Parsons, 46, said the end of the CBS series will likely dawn on him in the fall, when he would have usually gone back to work.
“It hasn't really hit me yet, completely, that it's over. Mostly because the way our schedule worked for 12 years, this was an actual break that we had,” he said, referring to the show’s summer filming hiatus. “I'm looking forward to September where I'd normally be working and we'd start airing. That's when I think certain things will start hitting me.”
Parsons added that so far, he has no plans for his now-free September, which feels “crazy.”
“It ended in the way that I hoped it would in that it felt right,” he explained. “There were probably a million different ways it could feel right. I would talk with some of the writers and I know as they were writing it they were nervous. I said, ‘It's the finale, you can't get it completely right. Someone's gonna hate it.’ But I don't think that was actually the case with this, which was really sweet.

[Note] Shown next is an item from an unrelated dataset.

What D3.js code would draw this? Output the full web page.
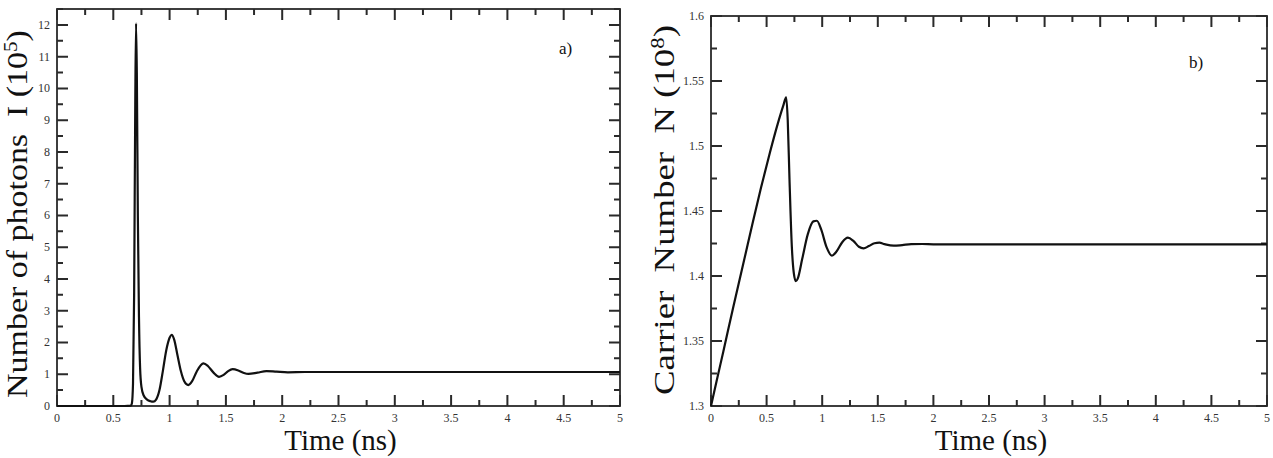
<!DOCTYPE html>
<html>
<head>
<meta charset="utf-8">
<script src="https://cdn.jsdelivr.net/npm/d3@7"></script>
<style>
  body { margin: 0; background: #fff; }
  svg { display: block; }
</style>
</head>
<body>
<svg id="chart" width="1273" height="458"></svg>
<script>
// panel a) photon number (10^5) vs time (ns)
const timeA = [0, 0.6, 0.655, 0.665, 0.675, 0.685, 0.695, 0.702, 0.709, 0.718, 0.728, 0.738, 0.75, 0.77, 0.8, 0.83, 0.855,
  0.88, 0.91, 0.94, 0.97, 1.0, 1.018, 1.04, 1.07, 1.1, 1.13, 1.166, 1.2, 1.24, 1.3, 1.34, 1.39, 1.439, 1.48, 1.52, 1.56,
  1.61, 1.66, 1.7, 1.78, 1.86, 1.95, 2.05, 2.2, 2.5, 3, 4, 5]
const photons = [0, 0, 0.01, 0.08, 0.7, 3.5, 9.5, 12.05, 10.5, 6, 2.8, 1.2, 0.6, 0.33, 0.2, 0.15, 0.135,
  0.2, 0.5, 1.1, 1.75, 2.15, 2.24, 2.1, 1.6, 1.1, 0.78, 0.66, 0.78, 1.08, 1.34, 1.26, 1.05, 0.92, 0.98, 1.1, 1.16,
  1.12, 1.04, 1.01, 1.05, 1.1, 1.08, 1.06, 1.07, 1.07, 1.07, 1.07, 1.07]

// panel b) carrier number (10^8) vs time (ns)
const timeB = [0, 0.05, 0.111, 0.2, 0.3, 0.375, 0.45, 0.53, 0.6, 0.65, 0.676, 0.69, 0.706, 0.727, 0.745, 0.763, 0.78,
  0.82, 0.87, 0.92, 0.952, 0.99, 1.04, 1.087, 1.13, 1.18, 1.231, 1.28, 1.33, 1.372, 1.42, 1.47, 1.514, 1.56, 1.643,
  1.72, 1.8, 1.9, 2.0, 2.5, 3, 4, 5]
const carriers = [1.3, 1.319, 1.342, 1.376, 1.413, 1.441, 1.468, 1.495, 1.517, 1.531, 1.5375, 1.52, 1.474, 1.4225, 1.402, 1.396, 1.398,
  1.413, 1.432, 1.442, 1.4425, 1.436, 1.422, 1.4156, 1.419, 1.426, 1.4295, 1.427, 1.4225, 1.4213, 1.423, 1.4252, 1.4256, 1.4245, 1.4233,
  1.4238, 1.4245, 1.4246, 1.4244, 1.4244, 1.4244, 1.4244, 1.4244]

const xMajor = [0, 0.5, 1, 1.5, 2, 2.5, 3, 3.5, 4, 4.5, 5]
const xMinor = [0.25, 0.75, 1.25, 1.75, 2.25, 2.75, 3.25, 3.75, 4.25, 4.75]
const yMajorA = [0, 1, 2, 3, 4, 5, 6, 7, 8, 9, 10, 11, 12]
const yMinorA = [0.5, 1.5, 2.5, 3.5, 4.5, 5.5, 6.5, 7.5, 8.5, 9.5, 10.5, 11.5, 12.5]
const yMajorB = [1.3, 1.35, 1.4, 1.45, 1.5, 1.55, 1.6]
const yMinorB = [1.325, 1.375, 1.425, 1.475, 1.525, 1.575]

const SERIF = '"Liberation Serif", "Times New Roman", serif'
const MAJOR = 11
const MINOR = 6
const TICK_W = 2
const AXIS_COLOR = '#2a2a2a'

const svg = d3.select('#chart')

function drawPanel(opt) {
  const { left, right, top, bottom } = opt
  const x = d3.scaleLinear().domain([0, 5]).range([left, right])
  const y = d3.scaleLinear().domain(opt.yDomain).range([bottom, top])
  const g = svg.append('g')
  const fmt = d3.format('~g')

  g.append('rect')
    .attr('x', left).attr('y', top)
    .attr('width', right - left).attr('height', bottom - top)
    .attr('fill', 'none').attr('stroke', AXIS_COLOR).attr('stroke-width', 1.8)

  // inward ticks on all four sides
  const xt = xMajor.map(v => [v, MAJOR]).concat(xMinor.map(v => [v, MINOR]))
  const yt = opt.yMajor.map(v => [v, MAJOR]).concat(opt.yMinor.map(v => [v, MINOR]))

  const tickPath = d3.path()
  xt.forEach(([v, len]) => {
    tickPath.moveTo(x(v), bottom); tickPath.lineTo(x(v), bottom - len)
    tickPath.moveTo(x(v), top); tickPath.lineTo(x(v), top + len)
  })
  yt.forEach(([v, len]) => {
    tickPath.moveTo(left, y(v)); tickPath.lineTo(left + len, y(v))
    tickPath.moveTo(right, y(v)); tickPath.lineTo(right - len, y(v))
  })
  g.append('path')
    .attr('d', tickPath.toString())
    .attr('fill', 'none')
    .attr('stroke', AXIS_COLOR)
    .attr('stroke-width', TICK_W)

  // tick labels
  const labelStyle = s => s
    .style('font-family', SERIF)
    .style('font-size', '12px')
    .attr('fill', '#333')

  g.append('g').selectAll('text').data(xMajor).join('text')
    .attr('x', d => x(d))
    .attr('y', bottom + 16)
    .attr('text-anchor', 'middle')
    .call(labelStyle)
    .text(fmt)

  g.append('g').selectAll('text').data(opt.yMajor).join('text')
    .attr('x', left - 7)
    .attr('y', d => y(d) + 4)
    .attr('text-anchor', 'end')
    .call(labelStyle)
    .text(fmt)

  const line = d3.line()
    .x(d => x(d[0]))
    .y(d => y(d[1]))
    .curve(d3.curveMonotoneX)

  g.append('path')
    .datum(d3.zip(opt.times, opt.values))
    .attr('d', line)
    .attr('fill', 'none')
    .attr('stroke', '#111')
    .attr('stroke-width', 2.2)
    .attr('stroke-linejoin', 'round')

  // x title
  g.append('text')
    .attr('x', (left + right) / 2 + 2)
    .attr('y', 450)
    .attr('text-anchor', 'middle')
    .style('font-family', SERIF)
    .style('font-size', '29px')
    .attr('fill', '#111')
    .text('Time (ns)')

  // y title, stretched to the span seen in the figure
  const ytitle = g.append('text')
    .attr('text-anchor', 'middle')
    .style('font-family', SERIF)
    .style('font-size', '29px')
    .style('white-space', 'pre')
    .attr('fill', '#111')
  ytitle.append('tspan').text(opt.yTitle)
  ytitle.append('tspan').attr('dy', -10).style('font-size', '18px').text(opt.yExp)
  ytitle.append('tspan').attr('dy', 10).text(')')
  const natural = ytitle.node().getComputedTextLength()
  const sx = opt.yTitleLen / natural
  ytitle.attr('transform', `translate(${opt.yTitleX},${opt.yTitleMid}) rotate(-90) scale(${sx},1)`)

  // panel tag
  g.append('text')
    .attr('x', opt.tagX).attr('y', opt.tagY)
    .style('font-family', SERIF)
    .style('font-size', '17px')
    .attr('fill', '#111')
    .text(opt.tag)
}

drawPanel({
  left: 57, right: 620, top: 9, bottom: 406,
  yDomain: [0, 12.5], yMajor: yMajorA, yMinor: yMinorA,
  times: timeA, values: photons,
  yTitle: 'Number of photons  I (10', yExp: '5',
  yTitleX: 27, yTitleMid: 214, yTitleLen: 368,
  tag: 'a)', tagX: 559, tagY: 54
})

drawPanel({
  left: 711, right: 1267, top: 16, bottom: 406,
  yDomain: [1.3, 1.6], yMajor: yMajorB, yMinor: yMinorB,
  times: timeB, values: carriers,
  yTitle: 'Carrier  Number  N (10', yExp: '8',
  yTitleX: 674, yTitleMid: 210, yTitleLen: 370,
  tag: 'b)', tagX: 1189, tagY: 68
})
</script>
</body>
</html>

I think it wrapped up in the right way.”
As part of the Power of Pride event, which celebrated Variety’s inaugural issue recognizing the LGBTQ community, Parsons was named as one of the Pride class of 2019, alongside Billy Eichner, Mj Rodriguez and Hannah Gadsby.

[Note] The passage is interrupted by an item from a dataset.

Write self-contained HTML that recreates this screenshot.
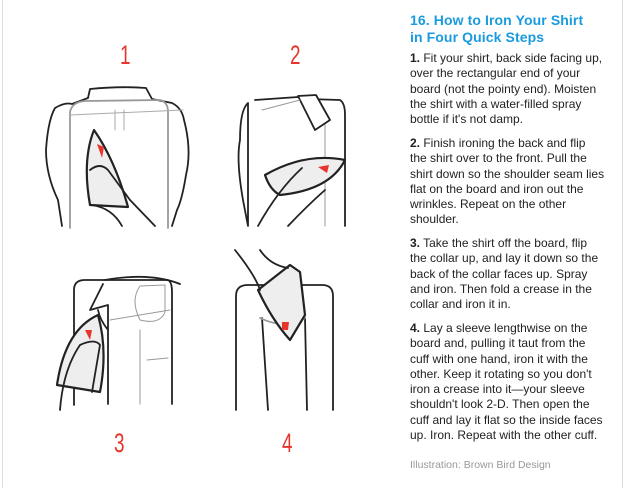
<!DOCTYPE html>
<html><head><meta charset="utf-8"><style>
html,body{margin:0;padding:0;background:#fff;}
body{width:625px;height:488px;position:relative;overflow:hidden;font-family:"Liberation Sans",sans-serif;}
.b{position:absolute;top:0;bottom:0;width:1px;background:#ddd;}
.t{position:absolute;left:410px;color:#1a9be0;font-weight:bold;font-size:14px;letter-spacing:0.1px;line-height:17px;}
.p{position:absolute;left:410px;font-size:12px;line-height:15.3px;color:#222;white-space:nowrap;}
.p b{font-weight:bold;}
.n{position:absolute;color:#e8352b;font-size:27px;font-family:"Liberation Sans Narrow","Liberation Sans",sans-serif;transform:scaleX(0.7);transform-origin:left top;line-height:27px;}
svg{position:absolute;left:0;top:0;}
</style></head><body>
<div class="b" style="left:2px"></div>
<div class="b" style="left:622px"></div>
<svg width="625" height="488" viewBox="0 0 625 488" fill="none" stroke="#222" stroke-width="1.8" stroke-linejoin="round" stroke-linecap="round">
<!-- 1 -->
<path d="M88 98 L90 89 Q120 86 146 88 L152 99 L172 103 Q182 108 184 120 Q192 150 186 175 Q182 200 177 210 L172 226 M62 226 L58 200 Q46 175 46 150 Q48 120 55 108 Q65 102 72 104 L88 98" fill="#fff"/>
<path d="M70 228 L70 112 Q72 102 85 101 L160 100 Q168 102 168 112 L168 228" stroke="#999"/>
<path d="M70 115 L183 110 M115 110 L115 130 M124 110 L124 130" stroke="#aaa" stroke-width="1"/>
<path d="M94 130 Q82 160 90 205 L128 207 Q115 160 94 130 Z" fill="#eee" stroke-width="2.2"/>
<path d="M97 144 L104 147 L102 158 Z" fill="#e8352b" stroke="none"/>
<path d="M90 170 Q100 162 108 170 L130 200 L155 226 M92 205 Q112 208 122 226" />
<!-- 2 -->
<path d="M255 100 L298 97 L308 99 L340 100 Q345 103 345 115 L345 226 M248 226 L243 200 Q236 160 240 140 Q240 110 248 103 Z" fill="#fff"/>
<path d="M298 96 L316 95 L330 120 L315 130 Z" fill="#fff"/>
<path d="M325 125 L325 226 M262 110 L300 100" stroke="#999" stroke-width="1"/>
<path d="M265 175 Q305 152 345 160 Q330 190 280 195 Q270 190 265 175 Z" fill="#eee" stroke-width="2.2"/>
<path d="M318 167 L329 165 L327 173 Z" fill="#e8352b" stroke="none"/>
<path d="M258 226 Q278 190 302 168 M288 226 Q308 205 325 190" />
<!-- 3 -->
<path d="M74 405 L74 290 Q74 280 85 280 L168 280 Q172 282 172 292 L172 404"/>
<path d="M105 280 Q150 272 180 284" />
<path d="M103 284 L90 310 L108 305 L108 404 M98 310 Q100 320 108 330" fill="#fff"/>
<path d="M140 286 Q130 300 140 320 Q160 325 165 312 L165 285 Z" stroke="#999" stroke-width="1"/>
<path d="M110 320 L170 310 M140 330 L140 404 M147 360 L168 358" stroke="#999" stroke-width="1"/>
<path d="M98 315 Q65 330 57 385 L100 392 Q108 350 98 315 Z" fill="#eee" stroke-width="2.2"/>
<path d="M85 330 L92 330 L90 340 Z" fill="#e8352b" stroke="none"/>
<path d="M60 410 Q63 370 80 345 Q95 338 100 345 L92 392" />
<!-- 4 -->
<path d="M236 410 L236 296 Q236 285 248 285 L322 285 Q333 285 333 296 L333 410"/>
<path d="M262 318 L268 410 M305 318 L307 410" />
<path d="M260 318 Q285 330 305 318" stroke="#999"/>
<path d="M258 290 Q272 320 290 340 L305 315 L300 272 L290 265 Z" fill="#eee" stroke-width="2.2"/>
<path d="M282 322 L289 322 L288 330 L282 330 Z" fill="#e8352b" stroke="none"/>
<path d="M235 250 Q255 275 260 290 M260 250 Q270 265 288 268" />
</svg>
<div class="n" style="left:120px;top:42px">1</div>
<div class="n" style="left:290px;top:42px">2</div>
<div class="n" style="left:114px;top:430px">3</div>
<div class="n" style="left:282px;top:430px">4</div>

<div class="t" style="top:12px">16. How to Iron Your Shirt<br>in Four Quick Steps</div>
<div class="p" style="top:51px"><b>1.</b> Fit your shirt, back side facing up,<br>over the rectangular end of your<br>board (not the pointy end). Moisten<br>the shirt with a water-filled spray<br>bottle if it's not damp.</div>
<div class="p" style="top:136px"><b>2.</b> Finish ironing the back and flip<br>the shirt over to the front. Pull the<br>shirt down so the shoulder seam lies<br>flat on the board and iron out the<br>wrinkles. Repeat on the other<br>shoulder.</div>
<div class="p" style="top:236px"><b>3.</b> Take the shirt off the board, flip<br>the collar up, and lay it down so the<br>back of the collar faces up. Spray<br>and iron. Then fold a crease in the<br>collar and iron it in.</div>
<div class="p" style="top:321px"><b>4.</b> Lay a sleeve lengthwise on the<br>board and, pulling it taut from the<br>cuff with one hand, iron it with the<br>other. Keep it rotating so you don't<br>iron a crease into it—your sleeve<br>shouldn't look 2-D. Then open the<br>cuff and lay it flat so the inside faces<br>up. Iron. Repeat with the other cuff.</div>
<div class="p" style="top:458px;font-size:10.5px;color:#999">Illustration: Brown Bird Design</div>
</body></html>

“It’s such an honor to be chosen to be some sort of visible representation of what Pride is, because it's sort of an elusive thing, so it means something different to everybody,” said Parsons, who came out publicly in 2012 and is now married to Todd Spiewak. “Pride to me is feeling comfortable in who I am, confident in who I am -- even on days when I don't feel personally confident to go out into the world, there's that underlying thing of, ‘I'm OK being who I am and going out and doing what I need to do.’”
“As time is going on, I feel like the Pride banner is inclusive of more and more people and it's a very evolving spirit that includes more people now than 20 years ago,” he continued. “And, that's a beautiful thing, and an inspiring thing and important.”

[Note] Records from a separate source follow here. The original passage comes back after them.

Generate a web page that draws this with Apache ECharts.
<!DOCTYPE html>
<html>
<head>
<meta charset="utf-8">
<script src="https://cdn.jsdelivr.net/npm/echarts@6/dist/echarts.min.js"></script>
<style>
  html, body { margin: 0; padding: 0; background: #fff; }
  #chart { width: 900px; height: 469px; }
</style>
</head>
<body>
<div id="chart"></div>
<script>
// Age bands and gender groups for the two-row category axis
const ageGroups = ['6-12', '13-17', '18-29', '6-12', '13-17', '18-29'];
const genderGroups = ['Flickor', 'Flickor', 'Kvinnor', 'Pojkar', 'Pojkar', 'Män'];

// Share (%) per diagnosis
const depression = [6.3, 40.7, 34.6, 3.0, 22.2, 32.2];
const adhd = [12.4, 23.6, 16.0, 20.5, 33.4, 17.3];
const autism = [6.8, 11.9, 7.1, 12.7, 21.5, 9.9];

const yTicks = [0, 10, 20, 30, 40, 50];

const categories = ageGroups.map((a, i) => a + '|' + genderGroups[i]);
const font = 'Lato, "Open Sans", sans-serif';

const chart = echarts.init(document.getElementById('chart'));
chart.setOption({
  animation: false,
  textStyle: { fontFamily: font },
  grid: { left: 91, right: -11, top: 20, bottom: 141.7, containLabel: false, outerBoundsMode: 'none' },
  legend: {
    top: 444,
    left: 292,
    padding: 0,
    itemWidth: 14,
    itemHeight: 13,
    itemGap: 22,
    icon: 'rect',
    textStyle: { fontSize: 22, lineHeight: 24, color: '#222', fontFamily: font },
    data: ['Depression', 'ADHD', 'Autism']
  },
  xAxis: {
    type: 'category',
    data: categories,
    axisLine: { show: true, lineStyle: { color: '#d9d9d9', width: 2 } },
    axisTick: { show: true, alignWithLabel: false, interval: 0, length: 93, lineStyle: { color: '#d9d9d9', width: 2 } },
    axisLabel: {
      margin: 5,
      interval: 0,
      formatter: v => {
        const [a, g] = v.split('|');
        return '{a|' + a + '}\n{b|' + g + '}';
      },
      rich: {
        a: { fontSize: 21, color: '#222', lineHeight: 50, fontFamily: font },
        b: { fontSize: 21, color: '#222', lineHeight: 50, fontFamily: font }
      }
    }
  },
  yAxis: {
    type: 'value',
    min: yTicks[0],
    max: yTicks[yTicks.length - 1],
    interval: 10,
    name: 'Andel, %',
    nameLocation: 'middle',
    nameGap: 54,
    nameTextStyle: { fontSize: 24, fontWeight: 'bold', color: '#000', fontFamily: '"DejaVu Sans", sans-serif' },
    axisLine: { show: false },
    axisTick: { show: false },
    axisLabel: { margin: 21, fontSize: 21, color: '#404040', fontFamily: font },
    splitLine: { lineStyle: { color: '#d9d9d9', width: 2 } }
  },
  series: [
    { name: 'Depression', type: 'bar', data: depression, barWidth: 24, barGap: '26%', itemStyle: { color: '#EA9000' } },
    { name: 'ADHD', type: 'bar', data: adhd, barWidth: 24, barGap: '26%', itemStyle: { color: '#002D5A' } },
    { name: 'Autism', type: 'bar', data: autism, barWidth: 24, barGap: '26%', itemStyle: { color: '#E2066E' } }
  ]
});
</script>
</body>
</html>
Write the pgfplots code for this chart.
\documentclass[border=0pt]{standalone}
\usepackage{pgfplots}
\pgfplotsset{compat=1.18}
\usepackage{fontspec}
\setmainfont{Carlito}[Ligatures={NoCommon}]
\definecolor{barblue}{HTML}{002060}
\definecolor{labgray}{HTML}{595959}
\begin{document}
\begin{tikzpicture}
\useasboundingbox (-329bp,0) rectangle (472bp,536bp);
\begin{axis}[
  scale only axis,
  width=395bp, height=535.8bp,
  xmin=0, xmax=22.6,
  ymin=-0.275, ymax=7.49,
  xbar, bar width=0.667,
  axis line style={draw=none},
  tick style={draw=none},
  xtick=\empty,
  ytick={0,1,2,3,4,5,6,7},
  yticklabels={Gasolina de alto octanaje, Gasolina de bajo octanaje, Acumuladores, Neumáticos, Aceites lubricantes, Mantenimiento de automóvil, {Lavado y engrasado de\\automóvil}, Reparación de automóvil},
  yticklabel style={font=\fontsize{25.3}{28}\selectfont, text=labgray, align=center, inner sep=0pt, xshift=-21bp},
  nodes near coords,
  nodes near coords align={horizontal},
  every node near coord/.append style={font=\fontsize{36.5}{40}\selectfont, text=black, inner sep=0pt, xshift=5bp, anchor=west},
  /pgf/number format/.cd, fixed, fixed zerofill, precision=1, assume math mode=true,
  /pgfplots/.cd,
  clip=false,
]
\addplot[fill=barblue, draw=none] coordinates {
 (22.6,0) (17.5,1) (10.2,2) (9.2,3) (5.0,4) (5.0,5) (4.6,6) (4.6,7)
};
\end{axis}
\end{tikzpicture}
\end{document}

Pride is a major theme of Parsons' next project, Netflix’s adaptation of the Broadway production, The Boys in the Band, which will see him relocate from Los Angeles to New York.
Parsons was part of the Broadway show and will reunite with his former co-stars for Netflix’s movie version, which is being directed by Ryan Murphy and is said to feature one of the largest number of openly gay actors in a film.
“It's not a small deal to have that many out, gay actors all in the same production together,” Parsons said. “That's pretty amazing.”